┌──

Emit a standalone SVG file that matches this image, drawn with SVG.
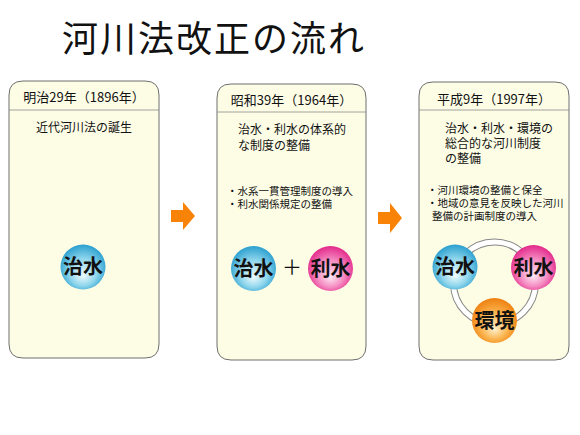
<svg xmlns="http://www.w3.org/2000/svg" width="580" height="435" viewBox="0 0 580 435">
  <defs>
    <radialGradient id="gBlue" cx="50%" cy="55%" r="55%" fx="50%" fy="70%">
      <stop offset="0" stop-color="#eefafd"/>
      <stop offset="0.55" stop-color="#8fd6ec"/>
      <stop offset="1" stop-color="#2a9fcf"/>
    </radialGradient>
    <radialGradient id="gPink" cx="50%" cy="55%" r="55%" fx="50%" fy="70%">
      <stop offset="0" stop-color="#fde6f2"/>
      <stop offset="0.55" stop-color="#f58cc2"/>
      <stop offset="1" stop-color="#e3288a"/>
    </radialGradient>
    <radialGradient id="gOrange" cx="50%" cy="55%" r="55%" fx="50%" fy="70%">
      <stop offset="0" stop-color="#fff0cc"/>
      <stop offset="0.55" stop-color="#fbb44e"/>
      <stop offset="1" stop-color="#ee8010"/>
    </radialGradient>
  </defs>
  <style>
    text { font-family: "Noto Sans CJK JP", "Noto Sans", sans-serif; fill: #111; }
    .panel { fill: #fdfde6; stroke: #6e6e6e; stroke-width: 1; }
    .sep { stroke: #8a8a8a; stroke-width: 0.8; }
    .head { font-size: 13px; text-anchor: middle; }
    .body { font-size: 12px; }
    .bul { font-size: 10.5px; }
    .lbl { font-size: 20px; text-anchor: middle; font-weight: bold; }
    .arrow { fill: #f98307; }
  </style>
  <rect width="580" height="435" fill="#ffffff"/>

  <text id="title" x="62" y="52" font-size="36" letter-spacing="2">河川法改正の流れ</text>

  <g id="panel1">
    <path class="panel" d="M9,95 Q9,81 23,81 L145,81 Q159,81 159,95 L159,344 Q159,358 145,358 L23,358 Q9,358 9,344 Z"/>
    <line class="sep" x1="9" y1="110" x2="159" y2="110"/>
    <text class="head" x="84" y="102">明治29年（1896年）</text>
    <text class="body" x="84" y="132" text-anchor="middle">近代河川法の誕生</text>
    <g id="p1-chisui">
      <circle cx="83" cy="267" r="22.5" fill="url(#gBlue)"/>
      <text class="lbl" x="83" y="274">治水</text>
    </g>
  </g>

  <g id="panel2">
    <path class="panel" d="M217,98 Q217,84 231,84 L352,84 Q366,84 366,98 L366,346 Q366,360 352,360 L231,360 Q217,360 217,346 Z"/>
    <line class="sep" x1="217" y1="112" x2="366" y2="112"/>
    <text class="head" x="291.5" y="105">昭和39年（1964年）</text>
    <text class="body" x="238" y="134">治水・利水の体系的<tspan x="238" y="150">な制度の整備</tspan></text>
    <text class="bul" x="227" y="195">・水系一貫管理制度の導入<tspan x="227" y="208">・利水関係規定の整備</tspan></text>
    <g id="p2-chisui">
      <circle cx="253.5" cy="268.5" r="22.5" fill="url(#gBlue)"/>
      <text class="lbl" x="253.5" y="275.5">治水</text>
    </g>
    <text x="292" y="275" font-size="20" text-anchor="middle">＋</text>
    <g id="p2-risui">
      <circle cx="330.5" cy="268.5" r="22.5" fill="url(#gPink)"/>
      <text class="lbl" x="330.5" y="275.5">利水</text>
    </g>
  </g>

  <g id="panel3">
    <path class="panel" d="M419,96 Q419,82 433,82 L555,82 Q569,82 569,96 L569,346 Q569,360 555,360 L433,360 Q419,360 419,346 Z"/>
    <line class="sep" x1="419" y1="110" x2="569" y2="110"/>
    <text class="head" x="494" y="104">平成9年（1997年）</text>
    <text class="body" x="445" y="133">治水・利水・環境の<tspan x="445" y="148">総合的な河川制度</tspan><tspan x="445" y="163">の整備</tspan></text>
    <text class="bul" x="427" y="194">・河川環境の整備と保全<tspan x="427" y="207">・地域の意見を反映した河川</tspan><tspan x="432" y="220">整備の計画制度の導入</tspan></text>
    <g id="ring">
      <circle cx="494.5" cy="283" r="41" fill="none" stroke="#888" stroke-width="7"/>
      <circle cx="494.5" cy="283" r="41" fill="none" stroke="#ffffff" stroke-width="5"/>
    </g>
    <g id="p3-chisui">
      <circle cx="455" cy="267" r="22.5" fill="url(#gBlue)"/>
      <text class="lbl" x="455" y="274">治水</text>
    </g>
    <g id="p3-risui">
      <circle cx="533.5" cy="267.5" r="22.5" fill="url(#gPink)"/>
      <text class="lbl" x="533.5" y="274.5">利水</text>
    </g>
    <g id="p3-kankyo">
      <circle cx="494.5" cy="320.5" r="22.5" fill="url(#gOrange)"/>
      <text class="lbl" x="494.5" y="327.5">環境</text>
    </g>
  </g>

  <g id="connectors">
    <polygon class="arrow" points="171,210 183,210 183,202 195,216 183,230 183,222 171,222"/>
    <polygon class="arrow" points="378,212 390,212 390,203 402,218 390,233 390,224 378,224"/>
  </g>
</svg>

└──
┌──

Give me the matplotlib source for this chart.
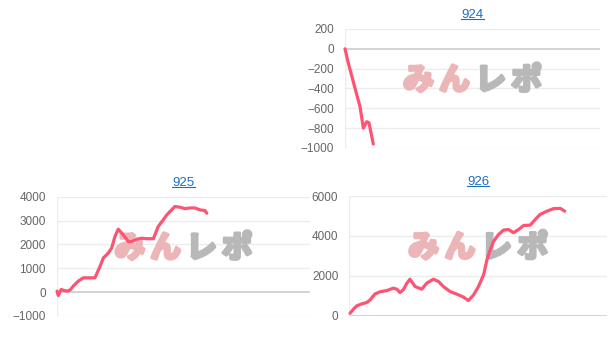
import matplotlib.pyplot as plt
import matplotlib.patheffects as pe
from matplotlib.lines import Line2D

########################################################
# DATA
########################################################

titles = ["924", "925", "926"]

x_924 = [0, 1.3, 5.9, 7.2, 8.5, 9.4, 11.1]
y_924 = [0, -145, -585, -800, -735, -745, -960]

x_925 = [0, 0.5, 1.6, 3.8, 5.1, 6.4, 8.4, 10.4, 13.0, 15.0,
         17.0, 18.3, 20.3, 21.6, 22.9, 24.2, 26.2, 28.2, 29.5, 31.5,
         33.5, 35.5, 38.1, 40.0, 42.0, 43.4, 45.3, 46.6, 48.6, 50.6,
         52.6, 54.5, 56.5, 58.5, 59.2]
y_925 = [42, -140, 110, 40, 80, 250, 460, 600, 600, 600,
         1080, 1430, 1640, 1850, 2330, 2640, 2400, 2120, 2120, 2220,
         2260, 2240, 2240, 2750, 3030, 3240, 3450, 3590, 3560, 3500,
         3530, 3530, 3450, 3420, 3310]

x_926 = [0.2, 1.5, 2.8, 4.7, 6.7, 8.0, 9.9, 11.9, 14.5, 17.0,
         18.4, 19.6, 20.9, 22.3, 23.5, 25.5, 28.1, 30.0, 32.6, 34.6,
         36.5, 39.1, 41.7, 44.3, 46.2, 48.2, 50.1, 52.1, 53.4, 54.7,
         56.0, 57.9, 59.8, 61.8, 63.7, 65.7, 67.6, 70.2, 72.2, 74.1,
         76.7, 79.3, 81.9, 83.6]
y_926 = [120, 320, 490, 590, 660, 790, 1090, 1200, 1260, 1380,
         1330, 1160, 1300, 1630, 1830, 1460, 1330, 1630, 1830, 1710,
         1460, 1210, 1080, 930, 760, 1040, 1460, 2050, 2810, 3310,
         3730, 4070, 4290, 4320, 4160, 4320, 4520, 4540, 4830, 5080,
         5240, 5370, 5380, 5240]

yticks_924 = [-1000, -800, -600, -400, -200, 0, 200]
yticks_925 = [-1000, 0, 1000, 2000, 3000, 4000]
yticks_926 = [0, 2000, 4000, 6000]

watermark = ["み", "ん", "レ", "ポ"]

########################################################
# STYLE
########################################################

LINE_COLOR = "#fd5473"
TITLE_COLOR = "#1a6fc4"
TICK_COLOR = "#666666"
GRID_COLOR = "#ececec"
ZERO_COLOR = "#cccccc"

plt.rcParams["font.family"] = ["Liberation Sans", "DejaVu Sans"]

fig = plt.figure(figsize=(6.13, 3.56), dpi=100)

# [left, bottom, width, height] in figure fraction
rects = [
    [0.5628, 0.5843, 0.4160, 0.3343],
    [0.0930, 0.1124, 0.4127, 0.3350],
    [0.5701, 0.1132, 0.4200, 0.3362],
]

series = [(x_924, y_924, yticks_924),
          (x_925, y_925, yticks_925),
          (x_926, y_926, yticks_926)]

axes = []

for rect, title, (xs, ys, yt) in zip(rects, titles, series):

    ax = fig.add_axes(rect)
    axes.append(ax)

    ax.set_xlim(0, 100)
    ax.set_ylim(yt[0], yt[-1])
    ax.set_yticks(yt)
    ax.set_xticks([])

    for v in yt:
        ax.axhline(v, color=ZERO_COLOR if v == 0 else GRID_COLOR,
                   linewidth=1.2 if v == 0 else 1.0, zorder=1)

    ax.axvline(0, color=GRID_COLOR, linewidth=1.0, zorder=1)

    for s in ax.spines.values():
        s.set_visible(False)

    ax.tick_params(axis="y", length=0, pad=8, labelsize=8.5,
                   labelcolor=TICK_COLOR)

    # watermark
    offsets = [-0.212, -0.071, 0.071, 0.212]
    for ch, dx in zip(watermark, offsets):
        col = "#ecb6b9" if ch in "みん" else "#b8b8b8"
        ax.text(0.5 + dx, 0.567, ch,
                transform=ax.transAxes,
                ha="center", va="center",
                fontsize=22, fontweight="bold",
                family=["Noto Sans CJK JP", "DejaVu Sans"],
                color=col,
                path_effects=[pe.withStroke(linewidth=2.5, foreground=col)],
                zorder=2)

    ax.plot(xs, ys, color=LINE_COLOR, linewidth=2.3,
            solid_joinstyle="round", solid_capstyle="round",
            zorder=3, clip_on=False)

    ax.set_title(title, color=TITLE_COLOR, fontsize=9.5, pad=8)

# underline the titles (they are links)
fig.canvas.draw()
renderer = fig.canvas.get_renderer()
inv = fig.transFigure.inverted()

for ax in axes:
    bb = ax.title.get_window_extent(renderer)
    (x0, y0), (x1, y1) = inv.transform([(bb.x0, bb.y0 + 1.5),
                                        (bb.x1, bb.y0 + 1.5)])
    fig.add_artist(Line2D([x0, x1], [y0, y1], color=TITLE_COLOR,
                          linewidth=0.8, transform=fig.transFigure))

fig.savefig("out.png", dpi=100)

└──
┌──

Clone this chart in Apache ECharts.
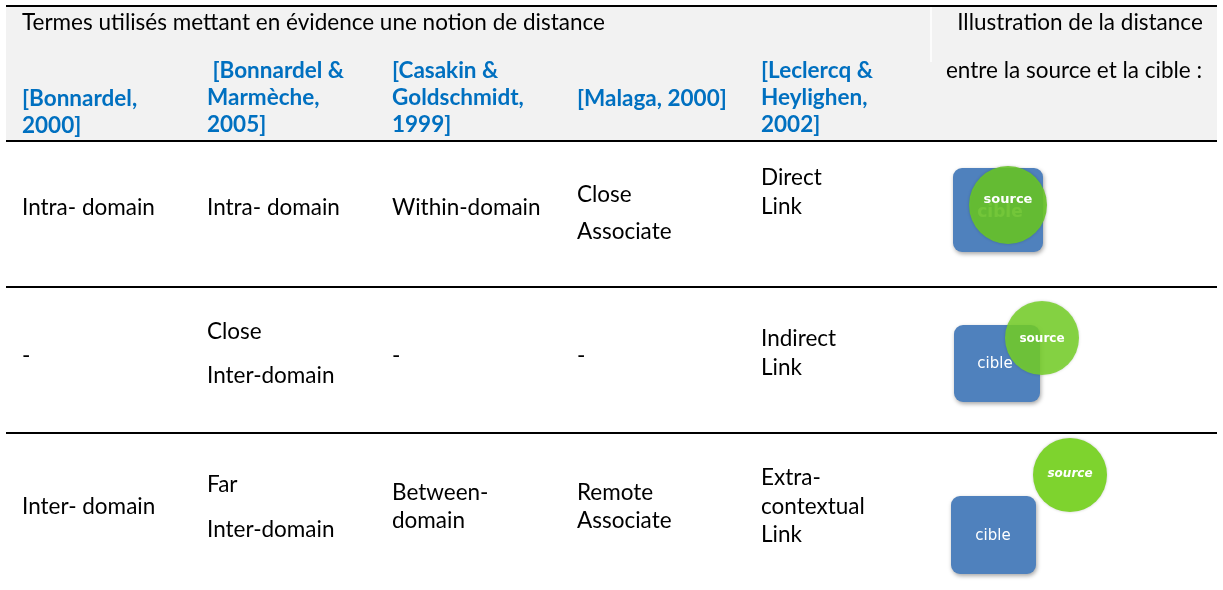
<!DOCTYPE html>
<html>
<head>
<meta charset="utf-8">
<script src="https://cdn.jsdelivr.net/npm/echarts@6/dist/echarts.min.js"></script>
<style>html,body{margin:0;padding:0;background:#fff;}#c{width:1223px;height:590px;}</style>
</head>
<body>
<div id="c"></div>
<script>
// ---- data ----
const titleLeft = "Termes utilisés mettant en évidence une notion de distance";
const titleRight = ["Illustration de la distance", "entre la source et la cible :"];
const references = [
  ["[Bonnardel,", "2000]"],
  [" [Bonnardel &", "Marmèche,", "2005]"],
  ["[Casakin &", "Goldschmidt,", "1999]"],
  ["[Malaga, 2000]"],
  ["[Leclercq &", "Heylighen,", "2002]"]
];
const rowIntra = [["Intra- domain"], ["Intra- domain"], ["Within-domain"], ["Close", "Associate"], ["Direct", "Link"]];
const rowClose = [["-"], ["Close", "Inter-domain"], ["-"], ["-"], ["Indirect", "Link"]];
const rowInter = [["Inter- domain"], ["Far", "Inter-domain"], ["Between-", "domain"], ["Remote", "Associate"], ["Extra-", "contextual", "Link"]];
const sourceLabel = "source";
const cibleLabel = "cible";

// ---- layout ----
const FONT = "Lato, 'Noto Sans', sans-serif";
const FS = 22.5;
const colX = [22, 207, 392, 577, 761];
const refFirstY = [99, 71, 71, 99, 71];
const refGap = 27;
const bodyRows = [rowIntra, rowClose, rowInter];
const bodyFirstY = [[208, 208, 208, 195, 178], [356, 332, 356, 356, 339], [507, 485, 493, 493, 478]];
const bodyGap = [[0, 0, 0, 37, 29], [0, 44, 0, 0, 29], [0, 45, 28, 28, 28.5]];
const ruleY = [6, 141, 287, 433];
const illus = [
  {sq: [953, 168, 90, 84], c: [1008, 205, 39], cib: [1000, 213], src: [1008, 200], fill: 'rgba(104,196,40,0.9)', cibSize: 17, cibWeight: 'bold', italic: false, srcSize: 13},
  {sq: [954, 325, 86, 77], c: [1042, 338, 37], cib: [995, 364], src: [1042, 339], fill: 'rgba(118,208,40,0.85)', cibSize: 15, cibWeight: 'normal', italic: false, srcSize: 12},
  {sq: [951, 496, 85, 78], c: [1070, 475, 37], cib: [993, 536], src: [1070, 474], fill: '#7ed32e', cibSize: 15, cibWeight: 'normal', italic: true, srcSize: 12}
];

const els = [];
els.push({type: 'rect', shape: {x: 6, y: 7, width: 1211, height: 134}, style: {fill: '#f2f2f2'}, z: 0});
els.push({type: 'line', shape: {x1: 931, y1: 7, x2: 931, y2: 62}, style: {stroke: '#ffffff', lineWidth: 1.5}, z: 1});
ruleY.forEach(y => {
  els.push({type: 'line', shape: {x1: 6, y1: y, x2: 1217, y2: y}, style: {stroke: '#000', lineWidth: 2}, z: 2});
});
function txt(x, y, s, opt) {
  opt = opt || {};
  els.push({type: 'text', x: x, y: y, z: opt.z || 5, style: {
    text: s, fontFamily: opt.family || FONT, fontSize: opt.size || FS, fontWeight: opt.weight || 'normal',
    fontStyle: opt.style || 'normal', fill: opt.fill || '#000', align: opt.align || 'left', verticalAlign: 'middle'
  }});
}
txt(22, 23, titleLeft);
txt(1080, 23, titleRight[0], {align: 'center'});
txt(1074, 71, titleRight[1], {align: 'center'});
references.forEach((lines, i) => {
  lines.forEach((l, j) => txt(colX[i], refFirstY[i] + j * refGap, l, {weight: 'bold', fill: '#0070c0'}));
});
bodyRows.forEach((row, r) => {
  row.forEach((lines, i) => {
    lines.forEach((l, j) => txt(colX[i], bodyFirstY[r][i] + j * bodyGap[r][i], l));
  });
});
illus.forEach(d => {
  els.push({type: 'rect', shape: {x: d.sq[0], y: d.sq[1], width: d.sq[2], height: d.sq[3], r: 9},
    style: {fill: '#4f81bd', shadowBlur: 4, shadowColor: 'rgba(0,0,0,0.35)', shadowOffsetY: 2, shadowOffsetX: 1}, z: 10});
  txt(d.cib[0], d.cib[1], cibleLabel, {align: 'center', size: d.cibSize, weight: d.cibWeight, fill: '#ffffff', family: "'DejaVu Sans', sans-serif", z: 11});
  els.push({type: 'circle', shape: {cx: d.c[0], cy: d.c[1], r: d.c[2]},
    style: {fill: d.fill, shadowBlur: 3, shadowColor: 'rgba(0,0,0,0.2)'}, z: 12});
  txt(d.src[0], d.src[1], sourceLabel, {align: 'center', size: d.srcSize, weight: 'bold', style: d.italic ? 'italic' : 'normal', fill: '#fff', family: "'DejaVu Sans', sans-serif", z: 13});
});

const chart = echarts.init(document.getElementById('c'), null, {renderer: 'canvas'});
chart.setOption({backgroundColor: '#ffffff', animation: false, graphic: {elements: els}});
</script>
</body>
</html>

└──

- _Instructions to follow_
Look above and copy only the lines from the one holding "Give me the matplotlib source for this chart." to the one holding "y_924 = [0, -145, -585, -800, -735, -745, -960]", both included, exactly, minus the pictures.

- _Task solution_
Give me the matplotlib source for this chart.
import matplotlib.pyplot as plt
import matplotlib.patheffects as pe
from matplotlib.lines import Line2D

########################################################
# DATA
########################################################

titles = ["924", "925", "926"]

x_924 = [0, 1.3, 5.9, 7.2, 8.5, 9.4, 11.1]
y_924 = [0, -145, -585, -800, -735, -745, -960]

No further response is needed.